So, if you focus on one major image in this poem, one important poetic trick, we think this should be it. The major action of this poem is driven by the transformation of the "Old Year." In order to dramatize the ending of the year, Service turns it into an old man. This imaginary old guy seems to be some kind of actor, taking his final bow. See the analogy there? We knew you would.
- Line 4: This is a little tricky, because here the speaker refers to the "old year," but it's not really the all-important character we're talking about. At least not yet. Notice the difference? No caps. This is a lower-case old year, not the guy who will be introduced in a few lines.
- Line 9: Now we're on track. This is the real introduction of the "Old Year." This is where we watch the idea of a year (1911, 365 days, whatever you want to call it) turn into a person with a face, an expression, arms and legs, etc. Giving an idea human qualities like that is called personification and it's super, super important for this poem.

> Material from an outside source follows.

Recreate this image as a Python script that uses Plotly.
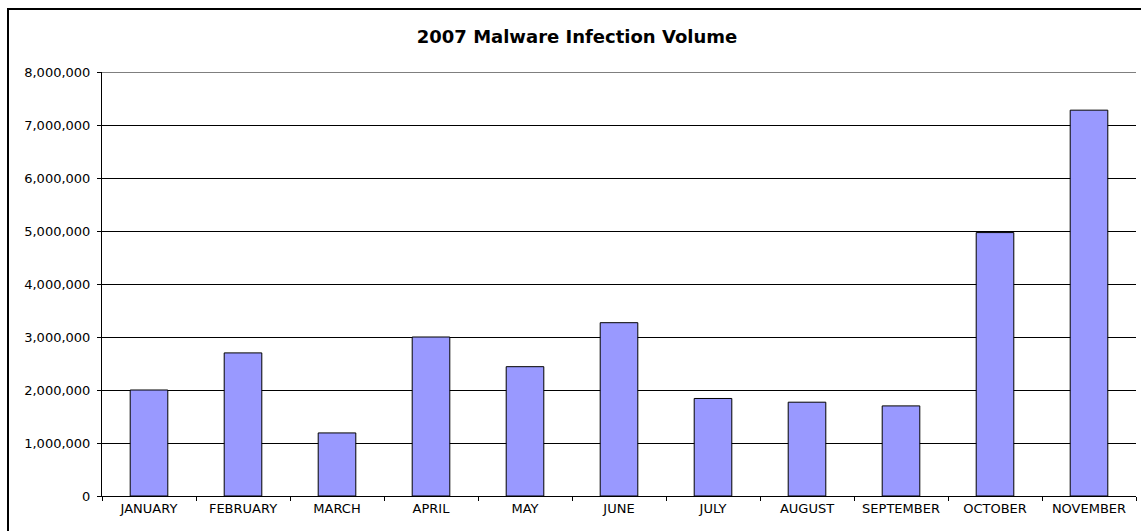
import plotly.graph_objects as go

# Monthly malware infection counts, 2007
months = ["JANUARY", "FEBRUARY", "MARCH", "APRIL", "MAY", "JUNE",
          "JULY", "AUGUST", "SEPTEMBER", "OCTOBER", "NOVEMBER"]
infections = [2000000, 2700000, 1190000, 3000000, 2440000, 3270000,
              1840000, 1770000, 1700000, 4970000, 7280000]
y_ticks = [0, 1000000, 2000000, 3000000, 4000000, 5000000, 6000000, 7000000, 8000000]

W, H = 1141, 531
ML, MR, MT, MB = 102, 5, 72, 35
plot_w = W - ML - MR
plot_h = H - MT - MB

fig = go.Figure(
    go.Bar(
        x=months,
        y=infections,
        marker=dict(color="#9999FF", line=dict(color="#000000", width=1)),
        hoverinfo="x+y",
    )
)

# chart-area frame (right and bottom edges fall outside the view)
def px_to_paper_x(px):
    return (px - ML) / plot_w

def px_to_paper_y(py):
    return (H - MB - py) / plot_h

fig.add_shape(
    type="rect", xref="paper", yref="paper",
    x0=px_to_paper_x(8), x1=px_to_paper_x(1150),
    y0=px_to_paper_y(545), y1=px_to_paper_y(9),
    line=dict(color="#000000", width=2), fillcolor="rgba(0,0,0,0)",
    layer="below",
)

# gridline at the top of the value range (sits on the plot edge)
fig.add_shape(
    type="line", xref="paper", yref="y",
    x0=0, x1=1, y0=y_ticks[-1], y1=y_ticks[-1],
    line=dict(color="#000000", width=1),
    layer="below",
)

fig.update_layout(
    width=W, height=H,
    margin=dict(l=ML, r=MR, t=MT, b=MB, pad=0),
    paper_bgcolor="#FFFFFF",
    plot_bgcolor="#FFFFFF",
    bargap=0.6,
    showlegend=False,
    font=dict(family="DejaVu Sans", size=13, color="#000000"),
    title=dict(
        text="<b>2007 Malware Infection Volume</b>",
        x=577 / W, xref="container", xanchor="center",
        y=1 - 37 / H, yref="container", yanchor="middle",
        font=dict(family="DejaVu Sans", size=18, color="#000000"),
    ),
    xaxis=dict(
        type="category",
        showline=True, linecolor="#000000", linewidth=1,
        ticks="outside", tickson="boundaries", ticklen=4,
        tickcolor="#000000", tickwidth=1,
        showgrid=False,
        tickfont=dict(family="DejaVu Sans", size=13, color="#000000"),
        fixedrange=True,
    ),
    yaxis=dict(
        range=[0, 8000000],
        tickmode="array", tickvals=y_ticks,
        tickformat=",d",
        showline=True, linecolor="#000000", linewidth=1,
        ticks="outside", ticklen=4, tickcolor="#000000", tickwidth=1,
        showgrid=True, gridcolor="#000000", gridwidth=1,
        zeroline=False,
        ticklabelstandoff=4,
        tickfont=dict(family="DejaVu Sans", size=13, color="#000000"),
        fixedrange=True,
    ),
)

fig.write_html("out.html")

- Line 15: Here the speaker asks the Old Year to wait a moment. He's gone from just addressing him to actually asking him to do things. In a way, it feels like our speaker is watching this imaginary play and directing it at the same time, telling the actors when to come and go.
- Line 48: Notice the way the speaker deepens and complicates the personification as he continues, weaving in adjectives like "weary." Even though we never get a perfectly clear image of the "Old Year," we think there's a lot of emotional weight behind his characterization.